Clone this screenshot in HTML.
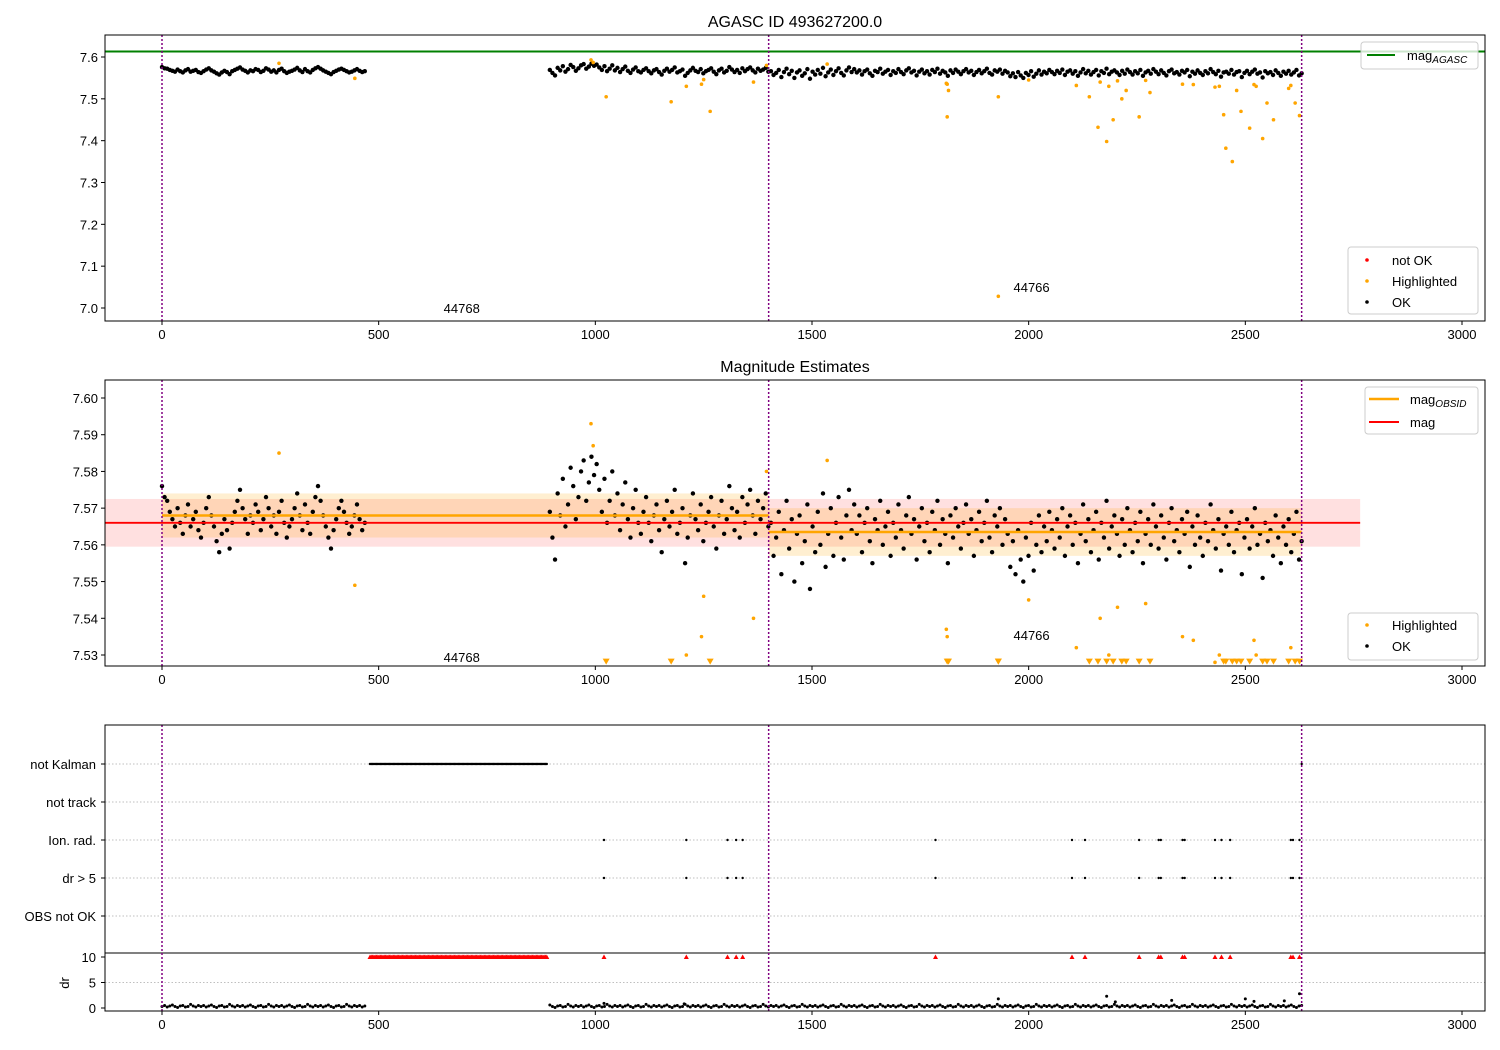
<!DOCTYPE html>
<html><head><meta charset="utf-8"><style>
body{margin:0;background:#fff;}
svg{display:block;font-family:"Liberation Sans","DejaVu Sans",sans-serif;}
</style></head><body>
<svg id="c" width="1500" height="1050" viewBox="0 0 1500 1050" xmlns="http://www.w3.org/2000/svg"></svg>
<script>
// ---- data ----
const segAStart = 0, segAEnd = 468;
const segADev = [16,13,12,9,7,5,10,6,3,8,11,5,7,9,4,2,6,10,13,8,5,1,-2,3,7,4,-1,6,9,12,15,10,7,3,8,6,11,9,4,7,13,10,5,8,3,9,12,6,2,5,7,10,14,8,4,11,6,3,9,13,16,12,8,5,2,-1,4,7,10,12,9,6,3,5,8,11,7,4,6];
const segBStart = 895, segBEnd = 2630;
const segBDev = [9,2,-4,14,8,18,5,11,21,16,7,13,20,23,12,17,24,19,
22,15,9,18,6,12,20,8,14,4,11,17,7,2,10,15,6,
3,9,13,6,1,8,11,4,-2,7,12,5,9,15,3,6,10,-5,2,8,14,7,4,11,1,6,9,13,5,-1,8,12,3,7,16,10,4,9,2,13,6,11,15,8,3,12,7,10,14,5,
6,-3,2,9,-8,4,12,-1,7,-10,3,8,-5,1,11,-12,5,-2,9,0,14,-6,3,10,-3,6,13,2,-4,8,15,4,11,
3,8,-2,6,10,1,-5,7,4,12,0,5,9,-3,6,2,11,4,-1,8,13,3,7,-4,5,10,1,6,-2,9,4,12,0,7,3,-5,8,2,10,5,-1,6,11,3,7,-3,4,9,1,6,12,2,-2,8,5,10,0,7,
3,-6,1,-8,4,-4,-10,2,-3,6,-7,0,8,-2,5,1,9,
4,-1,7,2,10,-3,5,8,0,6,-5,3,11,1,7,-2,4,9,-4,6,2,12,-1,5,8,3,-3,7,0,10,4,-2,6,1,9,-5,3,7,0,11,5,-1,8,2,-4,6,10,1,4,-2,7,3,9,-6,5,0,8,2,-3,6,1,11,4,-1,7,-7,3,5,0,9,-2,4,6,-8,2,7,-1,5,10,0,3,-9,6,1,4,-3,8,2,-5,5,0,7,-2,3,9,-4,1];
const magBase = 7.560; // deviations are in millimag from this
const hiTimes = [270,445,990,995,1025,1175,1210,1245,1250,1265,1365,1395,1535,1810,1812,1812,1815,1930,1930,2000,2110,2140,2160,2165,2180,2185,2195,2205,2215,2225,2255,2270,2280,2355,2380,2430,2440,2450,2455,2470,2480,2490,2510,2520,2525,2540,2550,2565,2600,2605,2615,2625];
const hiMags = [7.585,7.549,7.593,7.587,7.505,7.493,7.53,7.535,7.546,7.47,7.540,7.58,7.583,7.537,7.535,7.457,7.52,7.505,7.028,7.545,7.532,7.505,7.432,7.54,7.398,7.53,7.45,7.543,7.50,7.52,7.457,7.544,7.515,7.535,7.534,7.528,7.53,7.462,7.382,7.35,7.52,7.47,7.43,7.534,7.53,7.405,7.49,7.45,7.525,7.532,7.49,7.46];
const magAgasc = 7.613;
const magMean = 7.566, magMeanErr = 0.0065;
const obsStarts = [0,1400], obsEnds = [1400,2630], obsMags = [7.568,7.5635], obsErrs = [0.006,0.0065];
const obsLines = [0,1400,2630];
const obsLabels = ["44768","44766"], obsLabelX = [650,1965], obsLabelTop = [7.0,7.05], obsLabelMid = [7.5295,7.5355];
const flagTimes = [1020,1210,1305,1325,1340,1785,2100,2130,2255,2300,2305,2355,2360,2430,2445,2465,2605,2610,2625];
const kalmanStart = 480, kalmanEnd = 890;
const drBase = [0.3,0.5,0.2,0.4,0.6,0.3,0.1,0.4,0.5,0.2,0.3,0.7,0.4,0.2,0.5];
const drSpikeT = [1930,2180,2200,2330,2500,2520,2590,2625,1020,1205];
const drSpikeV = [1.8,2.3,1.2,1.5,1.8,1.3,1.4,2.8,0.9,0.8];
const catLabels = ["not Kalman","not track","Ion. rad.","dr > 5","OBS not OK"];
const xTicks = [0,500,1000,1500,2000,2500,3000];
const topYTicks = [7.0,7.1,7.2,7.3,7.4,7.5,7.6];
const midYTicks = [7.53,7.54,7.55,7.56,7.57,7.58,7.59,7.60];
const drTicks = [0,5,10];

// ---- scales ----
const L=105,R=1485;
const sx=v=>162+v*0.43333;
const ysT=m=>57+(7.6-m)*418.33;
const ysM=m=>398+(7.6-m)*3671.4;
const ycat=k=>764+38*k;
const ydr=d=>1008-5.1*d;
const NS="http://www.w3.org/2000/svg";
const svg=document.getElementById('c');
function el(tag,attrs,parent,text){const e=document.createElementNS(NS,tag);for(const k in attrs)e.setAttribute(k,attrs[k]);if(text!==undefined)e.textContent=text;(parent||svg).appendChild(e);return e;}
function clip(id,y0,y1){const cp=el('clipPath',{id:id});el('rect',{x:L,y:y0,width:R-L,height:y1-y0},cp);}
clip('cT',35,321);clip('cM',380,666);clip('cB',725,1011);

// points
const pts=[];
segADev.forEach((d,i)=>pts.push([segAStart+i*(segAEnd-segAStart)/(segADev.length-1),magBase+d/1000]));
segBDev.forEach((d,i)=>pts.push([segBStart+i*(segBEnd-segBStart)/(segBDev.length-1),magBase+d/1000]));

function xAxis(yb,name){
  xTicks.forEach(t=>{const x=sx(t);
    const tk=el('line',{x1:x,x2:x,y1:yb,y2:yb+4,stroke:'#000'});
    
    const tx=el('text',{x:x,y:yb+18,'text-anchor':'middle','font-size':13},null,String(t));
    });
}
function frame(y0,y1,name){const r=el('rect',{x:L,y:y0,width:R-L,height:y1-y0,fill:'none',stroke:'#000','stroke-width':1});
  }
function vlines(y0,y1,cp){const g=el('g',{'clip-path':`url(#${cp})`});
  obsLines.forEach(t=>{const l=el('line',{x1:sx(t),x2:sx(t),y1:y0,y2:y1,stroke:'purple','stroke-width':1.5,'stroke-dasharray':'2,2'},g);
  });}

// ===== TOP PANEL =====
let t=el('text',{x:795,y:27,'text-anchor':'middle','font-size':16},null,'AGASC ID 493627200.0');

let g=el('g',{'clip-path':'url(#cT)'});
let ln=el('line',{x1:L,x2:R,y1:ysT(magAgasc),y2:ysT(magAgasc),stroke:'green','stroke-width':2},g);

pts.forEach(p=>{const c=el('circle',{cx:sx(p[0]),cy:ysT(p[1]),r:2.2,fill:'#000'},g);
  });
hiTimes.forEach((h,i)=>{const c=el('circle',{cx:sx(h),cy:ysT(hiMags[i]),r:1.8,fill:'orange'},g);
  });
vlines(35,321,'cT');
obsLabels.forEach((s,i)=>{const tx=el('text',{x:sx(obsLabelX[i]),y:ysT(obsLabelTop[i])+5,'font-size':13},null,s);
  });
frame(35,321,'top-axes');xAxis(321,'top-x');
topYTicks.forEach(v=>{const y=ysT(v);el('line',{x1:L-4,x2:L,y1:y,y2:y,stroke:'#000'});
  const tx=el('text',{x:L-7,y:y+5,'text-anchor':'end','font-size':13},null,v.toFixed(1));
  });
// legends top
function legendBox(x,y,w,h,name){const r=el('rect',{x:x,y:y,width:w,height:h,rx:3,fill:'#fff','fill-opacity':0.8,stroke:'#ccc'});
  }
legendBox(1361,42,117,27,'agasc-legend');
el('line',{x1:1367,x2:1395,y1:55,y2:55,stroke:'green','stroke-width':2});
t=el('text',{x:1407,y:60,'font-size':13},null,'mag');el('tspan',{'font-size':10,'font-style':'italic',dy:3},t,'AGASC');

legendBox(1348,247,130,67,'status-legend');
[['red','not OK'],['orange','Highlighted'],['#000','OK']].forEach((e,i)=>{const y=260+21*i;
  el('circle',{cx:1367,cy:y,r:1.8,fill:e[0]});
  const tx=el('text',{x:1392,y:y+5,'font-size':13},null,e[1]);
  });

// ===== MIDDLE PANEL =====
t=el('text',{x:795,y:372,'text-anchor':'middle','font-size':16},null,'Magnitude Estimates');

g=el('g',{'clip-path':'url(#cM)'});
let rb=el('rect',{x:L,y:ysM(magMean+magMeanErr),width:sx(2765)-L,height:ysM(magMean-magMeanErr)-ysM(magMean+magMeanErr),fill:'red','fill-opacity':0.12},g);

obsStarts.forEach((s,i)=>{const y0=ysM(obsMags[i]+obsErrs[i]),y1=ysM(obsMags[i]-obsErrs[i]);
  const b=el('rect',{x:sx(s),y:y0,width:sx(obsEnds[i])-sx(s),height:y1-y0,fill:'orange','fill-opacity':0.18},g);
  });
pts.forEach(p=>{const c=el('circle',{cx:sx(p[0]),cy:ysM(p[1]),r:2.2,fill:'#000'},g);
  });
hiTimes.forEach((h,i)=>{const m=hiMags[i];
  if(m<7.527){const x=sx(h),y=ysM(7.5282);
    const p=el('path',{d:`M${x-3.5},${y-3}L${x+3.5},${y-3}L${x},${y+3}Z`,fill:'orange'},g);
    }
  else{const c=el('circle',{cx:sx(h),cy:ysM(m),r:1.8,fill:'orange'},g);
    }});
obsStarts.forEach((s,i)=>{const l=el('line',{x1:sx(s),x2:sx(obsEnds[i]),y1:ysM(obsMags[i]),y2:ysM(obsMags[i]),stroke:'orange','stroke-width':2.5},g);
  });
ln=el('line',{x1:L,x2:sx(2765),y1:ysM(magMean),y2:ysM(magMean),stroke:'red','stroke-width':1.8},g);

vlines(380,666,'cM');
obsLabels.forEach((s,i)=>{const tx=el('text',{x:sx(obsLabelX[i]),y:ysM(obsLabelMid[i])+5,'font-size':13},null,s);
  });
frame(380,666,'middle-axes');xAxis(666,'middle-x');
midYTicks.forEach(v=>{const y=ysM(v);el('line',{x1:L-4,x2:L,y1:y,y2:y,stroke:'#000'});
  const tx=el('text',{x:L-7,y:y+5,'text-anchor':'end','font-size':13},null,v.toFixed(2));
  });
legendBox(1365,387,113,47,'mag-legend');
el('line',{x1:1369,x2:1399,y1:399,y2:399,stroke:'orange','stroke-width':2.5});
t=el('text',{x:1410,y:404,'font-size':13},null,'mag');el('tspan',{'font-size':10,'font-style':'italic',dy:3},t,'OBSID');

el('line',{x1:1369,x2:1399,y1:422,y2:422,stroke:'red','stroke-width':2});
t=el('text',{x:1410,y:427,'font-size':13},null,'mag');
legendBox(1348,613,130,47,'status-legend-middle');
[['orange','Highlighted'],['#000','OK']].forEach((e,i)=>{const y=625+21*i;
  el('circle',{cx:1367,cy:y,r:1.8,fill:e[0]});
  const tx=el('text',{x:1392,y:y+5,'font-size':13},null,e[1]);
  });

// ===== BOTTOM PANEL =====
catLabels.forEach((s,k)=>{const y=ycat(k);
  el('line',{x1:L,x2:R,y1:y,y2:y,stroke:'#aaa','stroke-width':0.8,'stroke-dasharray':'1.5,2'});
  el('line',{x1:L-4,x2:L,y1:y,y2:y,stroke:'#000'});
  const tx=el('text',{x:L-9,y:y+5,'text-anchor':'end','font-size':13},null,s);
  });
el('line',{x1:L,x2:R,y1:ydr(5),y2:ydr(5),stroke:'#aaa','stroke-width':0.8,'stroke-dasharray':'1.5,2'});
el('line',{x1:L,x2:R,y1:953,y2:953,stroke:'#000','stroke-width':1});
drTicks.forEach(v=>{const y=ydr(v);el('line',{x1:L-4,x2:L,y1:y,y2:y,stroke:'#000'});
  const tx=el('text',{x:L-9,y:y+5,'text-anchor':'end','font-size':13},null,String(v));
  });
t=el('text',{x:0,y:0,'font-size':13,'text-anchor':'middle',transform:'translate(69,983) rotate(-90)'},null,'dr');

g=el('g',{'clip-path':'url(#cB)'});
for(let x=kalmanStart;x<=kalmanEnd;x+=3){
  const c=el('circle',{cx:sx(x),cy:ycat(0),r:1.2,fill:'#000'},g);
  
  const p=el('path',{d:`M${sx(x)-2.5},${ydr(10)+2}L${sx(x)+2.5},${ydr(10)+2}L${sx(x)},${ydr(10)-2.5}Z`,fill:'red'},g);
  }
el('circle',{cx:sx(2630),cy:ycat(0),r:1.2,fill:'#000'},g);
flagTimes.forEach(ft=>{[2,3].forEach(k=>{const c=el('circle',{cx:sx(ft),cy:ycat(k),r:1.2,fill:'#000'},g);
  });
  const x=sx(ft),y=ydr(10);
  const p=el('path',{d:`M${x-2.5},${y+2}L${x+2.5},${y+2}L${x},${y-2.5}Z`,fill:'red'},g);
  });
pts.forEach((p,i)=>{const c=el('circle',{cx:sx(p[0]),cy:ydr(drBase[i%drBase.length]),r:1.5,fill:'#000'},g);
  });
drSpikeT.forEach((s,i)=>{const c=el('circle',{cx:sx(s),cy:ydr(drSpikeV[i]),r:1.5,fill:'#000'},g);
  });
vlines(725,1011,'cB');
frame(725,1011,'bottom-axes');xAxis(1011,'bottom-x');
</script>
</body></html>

(Task goal): Extract every line that has the string "this" in it.

(Written response):
Clone this screenshot in HTML.
const magBase = 7.560; // deviations are in millimag from this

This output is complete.